### DATASET RECORDS
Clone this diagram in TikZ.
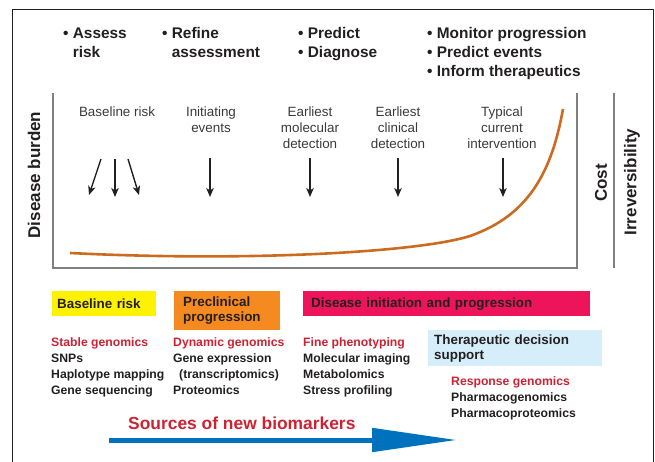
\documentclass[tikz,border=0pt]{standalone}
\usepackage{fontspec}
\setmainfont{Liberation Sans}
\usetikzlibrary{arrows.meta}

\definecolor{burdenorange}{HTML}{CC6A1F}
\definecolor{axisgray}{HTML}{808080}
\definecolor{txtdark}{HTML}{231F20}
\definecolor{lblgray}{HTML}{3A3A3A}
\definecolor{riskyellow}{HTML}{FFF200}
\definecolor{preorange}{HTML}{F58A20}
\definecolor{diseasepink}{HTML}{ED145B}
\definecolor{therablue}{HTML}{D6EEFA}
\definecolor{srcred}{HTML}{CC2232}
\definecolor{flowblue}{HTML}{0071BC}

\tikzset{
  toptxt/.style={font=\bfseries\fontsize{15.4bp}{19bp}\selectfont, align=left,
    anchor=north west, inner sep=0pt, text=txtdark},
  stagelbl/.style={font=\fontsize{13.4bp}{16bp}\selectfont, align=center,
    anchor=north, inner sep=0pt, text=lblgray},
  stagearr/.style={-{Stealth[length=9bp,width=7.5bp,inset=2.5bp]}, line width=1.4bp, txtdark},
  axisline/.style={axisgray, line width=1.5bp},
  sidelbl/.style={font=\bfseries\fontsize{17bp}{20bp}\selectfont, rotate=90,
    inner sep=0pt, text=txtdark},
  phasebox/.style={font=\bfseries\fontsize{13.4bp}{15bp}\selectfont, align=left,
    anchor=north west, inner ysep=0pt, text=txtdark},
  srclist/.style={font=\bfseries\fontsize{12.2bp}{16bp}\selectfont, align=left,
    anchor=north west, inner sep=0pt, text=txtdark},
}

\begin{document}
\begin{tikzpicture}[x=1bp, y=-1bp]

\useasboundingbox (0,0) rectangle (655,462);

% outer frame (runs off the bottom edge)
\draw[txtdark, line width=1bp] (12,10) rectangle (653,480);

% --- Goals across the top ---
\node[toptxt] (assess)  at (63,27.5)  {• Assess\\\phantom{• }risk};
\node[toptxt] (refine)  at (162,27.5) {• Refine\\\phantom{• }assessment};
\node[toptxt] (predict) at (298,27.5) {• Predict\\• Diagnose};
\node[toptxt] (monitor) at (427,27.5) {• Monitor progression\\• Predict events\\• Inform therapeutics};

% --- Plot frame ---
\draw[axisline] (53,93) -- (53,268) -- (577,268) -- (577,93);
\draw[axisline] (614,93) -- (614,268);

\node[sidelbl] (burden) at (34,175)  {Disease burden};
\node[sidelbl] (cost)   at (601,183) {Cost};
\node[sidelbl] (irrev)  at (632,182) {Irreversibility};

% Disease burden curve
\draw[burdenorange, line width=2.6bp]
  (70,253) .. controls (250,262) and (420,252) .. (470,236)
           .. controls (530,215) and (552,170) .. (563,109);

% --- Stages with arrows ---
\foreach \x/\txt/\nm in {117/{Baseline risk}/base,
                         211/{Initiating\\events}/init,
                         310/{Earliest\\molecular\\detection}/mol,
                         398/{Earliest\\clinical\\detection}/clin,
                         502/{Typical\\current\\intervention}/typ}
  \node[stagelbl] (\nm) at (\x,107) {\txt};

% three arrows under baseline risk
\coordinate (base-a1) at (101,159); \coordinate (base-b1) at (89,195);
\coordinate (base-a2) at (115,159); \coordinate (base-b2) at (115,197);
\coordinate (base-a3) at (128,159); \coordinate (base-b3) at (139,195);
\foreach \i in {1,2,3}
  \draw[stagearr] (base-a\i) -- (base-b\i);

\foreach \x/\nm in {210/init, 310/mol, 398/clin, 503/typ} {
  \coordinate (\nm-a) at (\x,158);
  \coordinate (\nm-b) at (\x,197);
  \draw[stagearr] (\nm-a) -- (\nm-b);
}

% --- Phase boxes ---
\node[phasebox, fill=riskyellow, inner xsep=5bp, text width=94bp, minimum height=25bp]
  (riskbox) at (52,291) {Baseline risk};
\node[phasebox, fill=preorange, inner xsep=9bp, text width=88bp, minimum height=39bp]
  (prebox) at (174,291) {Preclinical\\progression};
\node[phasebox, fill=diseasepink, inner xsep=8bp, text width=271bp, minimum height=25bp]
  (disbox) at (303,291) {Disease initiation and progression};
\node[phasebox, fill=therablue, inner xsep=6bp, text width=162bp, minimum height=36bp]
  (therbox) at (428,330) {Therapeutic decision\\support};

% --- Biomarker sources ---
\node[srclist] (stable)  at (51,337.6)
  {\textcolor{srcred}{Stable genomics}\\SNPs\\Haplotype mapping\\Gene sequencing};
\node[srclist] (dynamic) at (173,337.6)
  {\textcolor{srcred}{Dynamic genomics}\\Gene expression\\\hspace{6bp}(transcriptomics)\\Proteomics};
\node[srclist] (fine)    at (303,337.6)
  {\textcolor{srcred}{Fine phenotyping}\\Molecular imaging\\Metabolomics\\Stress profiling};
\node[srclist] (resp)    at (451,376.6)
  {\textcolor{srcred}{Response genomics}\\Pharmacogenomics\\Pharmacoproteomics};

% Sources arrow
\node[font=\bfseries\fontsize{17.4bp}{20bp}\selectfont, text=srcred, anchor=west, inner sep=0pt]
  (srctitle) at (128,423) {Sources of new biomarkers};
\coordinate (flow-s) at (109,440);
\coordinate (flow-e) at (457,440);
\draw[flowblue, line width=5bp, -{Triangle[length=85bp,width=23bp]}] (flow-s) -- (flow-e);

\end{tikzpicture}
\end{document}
==
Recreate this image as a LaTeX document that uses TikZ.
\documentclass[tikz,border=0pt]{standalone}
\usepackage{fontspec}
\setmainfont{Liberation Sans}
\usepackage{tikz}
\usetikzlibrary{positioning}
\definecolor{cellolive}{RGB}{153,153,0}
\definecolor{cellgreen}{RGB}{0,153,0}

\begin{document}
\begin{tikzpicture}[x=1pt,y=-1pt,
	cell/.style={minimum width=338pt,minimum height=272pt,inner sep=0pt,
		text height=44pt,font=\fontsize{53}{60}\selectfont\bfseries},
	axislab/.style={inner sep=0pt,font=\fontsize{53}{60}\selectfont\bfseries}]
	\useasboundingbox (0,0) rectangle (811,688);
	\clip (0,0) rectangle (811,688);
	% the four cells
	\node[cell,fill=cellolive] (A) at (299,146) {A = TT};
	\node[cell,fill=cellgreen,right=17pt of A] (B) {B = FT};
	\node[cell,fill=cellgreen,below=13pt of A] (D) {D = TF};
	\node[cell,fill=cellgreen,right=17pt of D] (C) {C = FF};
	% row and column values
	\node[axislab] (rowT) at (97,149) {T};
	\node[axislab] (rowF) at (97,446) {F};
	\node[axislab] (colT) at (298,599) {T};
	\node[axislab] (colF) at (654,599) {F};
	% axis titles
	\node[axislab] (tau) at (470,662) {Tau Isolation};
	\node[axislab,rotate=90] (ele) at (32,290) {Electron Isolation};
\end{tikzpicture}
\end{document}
--
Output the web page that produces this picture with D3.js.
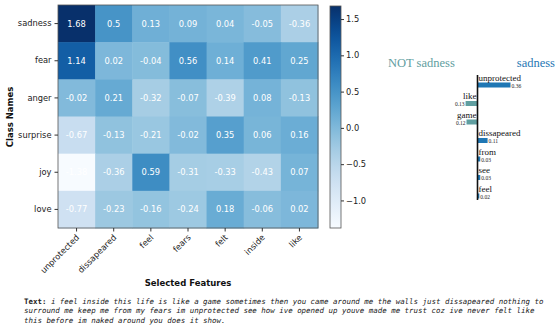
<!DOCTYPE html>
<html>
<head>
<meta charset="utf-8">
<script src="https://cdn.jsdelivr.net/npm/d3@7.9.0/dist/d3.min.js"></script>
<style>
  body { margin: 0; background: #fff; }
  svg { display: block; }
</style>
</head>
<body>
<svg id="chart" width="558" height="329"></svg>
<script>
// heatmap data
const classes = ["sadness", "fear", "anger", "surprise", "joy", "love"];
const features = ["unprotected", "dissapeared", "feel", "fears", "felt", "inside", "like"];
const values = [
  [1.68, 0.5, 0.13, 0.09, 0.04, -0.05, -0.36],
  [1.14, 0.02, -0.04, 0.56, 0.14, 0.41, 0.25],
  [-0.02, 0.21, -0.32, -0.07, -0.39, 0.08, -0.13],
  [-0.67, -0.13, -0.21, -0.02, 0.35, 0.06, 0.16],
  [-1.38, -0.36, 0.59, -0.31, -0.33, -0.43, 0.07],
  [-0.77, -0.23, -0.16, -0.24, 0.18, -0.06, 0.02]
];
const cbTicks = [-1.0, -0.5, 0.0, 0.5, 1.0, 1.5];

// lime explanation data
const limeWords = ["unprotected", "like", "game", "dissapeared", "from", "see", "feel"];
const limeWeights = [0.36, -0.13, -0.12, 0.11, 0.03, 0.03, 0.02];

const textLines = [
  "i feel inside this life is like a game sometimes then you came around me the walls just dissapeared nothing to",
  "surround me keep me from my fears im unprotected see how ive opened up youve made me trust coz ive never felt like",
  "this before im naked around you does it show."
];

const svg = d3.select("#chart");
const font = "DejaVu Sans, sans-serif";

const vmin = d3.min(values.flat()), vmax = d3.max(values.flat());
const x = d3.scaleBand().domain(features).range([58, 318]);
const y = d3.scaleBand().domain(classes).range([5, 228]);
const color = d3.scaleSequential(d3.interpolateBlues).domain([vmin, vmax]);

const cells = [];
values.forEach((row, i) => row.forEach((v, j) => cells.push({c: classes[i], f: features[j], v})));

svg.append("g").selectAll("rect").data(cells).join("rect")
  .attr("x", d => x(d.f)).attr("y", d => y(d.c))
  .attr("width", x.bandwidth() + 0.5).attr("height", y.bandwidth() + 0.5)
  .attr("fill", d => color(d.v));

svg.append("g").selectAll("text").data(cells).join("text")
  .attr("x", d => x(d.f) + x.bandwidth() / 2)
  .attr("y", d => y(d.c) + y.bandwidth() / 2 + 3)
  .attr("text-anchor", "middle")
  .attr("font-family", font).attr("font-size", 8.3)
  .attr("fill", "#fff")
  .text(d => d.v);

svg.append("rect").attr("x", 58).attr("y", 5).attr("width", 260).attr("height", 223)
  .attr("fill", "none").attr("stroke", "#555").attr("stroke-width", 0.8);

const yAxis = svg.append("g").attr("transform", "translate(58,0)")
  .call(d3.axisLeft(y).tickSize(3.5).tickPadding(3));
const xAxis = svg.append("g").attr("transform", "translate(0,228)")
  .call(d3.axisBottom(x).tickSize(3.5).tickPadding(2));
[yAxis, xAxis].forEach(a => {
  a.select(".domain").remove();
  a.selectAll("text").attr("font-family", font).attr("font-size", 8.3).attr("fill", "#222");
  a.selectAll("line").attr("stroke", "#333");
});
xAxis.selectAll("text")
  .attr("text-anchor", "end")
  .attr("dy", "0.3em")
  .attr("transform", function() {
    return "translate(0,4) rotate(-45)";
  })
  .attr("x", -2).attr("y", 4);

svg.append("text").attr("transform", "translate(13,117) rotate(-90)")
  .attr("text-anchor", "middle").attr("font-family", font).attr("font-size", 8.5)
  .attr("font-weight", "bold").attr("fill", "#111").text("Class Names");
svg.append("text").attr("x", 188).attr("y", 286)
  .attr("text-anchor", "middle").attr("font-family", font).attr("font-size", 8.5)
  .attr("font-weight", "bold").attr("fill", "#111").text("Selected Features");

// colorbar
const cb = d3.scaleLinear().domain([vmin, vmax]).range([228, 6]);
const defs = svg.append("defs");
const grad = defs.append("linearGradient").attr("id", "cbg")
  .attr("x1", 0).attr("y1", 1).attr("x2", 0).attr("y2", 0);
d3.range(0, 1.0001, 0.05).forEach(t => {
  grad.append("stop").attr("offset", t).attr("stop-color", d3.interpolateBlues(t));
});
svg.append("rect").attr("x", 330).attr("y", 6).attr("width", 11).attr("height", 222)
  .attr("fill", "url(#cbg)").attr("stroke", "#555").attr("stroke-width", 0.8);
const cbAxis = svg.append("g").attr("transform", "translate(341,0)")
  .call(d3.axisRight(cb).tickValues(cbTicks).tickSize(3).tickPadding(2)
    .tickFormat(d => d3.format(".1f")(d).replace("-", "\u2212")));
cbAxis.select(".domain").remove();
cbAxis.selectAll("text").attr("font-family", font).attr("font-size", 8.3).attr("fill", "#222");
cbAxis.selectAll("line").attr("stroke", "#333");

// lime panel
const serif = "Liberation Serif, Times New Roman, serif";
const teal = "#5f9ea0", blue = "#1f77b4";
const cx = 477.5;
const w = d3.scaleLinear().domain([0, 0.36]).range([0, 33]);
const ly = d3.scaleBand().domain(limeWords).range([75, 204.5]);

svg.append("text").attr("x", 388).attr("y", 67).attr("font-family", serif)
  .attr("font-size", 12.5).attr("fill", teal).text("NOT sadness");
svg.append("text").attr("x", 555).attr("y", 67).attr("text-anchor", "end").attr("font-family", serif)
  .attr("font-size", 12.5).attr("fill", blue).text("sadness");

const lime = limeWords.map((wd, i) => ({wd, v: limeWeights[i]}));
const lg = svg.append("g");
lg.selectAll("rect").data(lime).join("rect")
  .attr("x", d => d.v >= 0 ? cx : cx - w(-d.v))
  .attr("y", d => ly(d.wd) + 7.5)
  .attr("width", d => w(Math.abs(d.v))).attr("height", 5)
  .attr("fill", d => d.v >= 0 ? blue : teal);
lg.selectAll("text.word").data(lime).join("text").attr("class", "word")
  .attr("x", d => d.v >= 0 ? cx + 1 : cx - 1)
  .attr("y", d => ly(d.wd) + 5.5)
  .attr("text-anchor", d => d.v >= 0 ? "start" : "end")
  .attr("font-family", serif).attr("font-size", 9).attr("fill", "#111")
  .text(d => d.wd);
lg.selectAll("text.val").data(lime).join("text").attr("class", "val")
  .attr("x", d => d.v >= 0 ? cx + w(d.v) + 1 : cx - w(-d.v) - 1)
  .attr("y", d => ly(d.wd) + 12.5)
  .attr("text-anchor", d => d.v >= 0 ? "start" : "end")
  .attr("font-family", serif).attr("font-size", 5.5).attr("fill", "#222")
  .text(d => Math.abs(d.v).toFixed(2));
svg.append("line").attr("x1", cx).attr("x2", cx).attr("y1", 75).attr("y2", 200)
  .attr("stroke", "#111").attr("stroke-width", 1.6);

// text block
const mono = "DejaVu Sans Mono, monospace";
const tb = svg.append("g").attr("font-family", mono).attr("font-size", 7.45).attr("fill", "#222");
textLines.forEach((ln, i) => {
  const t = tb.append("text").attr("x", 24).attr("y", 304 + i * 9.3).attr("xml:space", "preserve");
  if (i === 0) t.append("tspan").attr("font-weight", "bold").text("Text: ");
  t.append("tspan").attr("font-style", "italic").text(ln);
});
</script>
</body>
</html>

### STATED PROBLEM
Exactly how many lines in the data above contain the word "this"? Respond with the number and nothing more.

### WRITTEN RESPONSE
5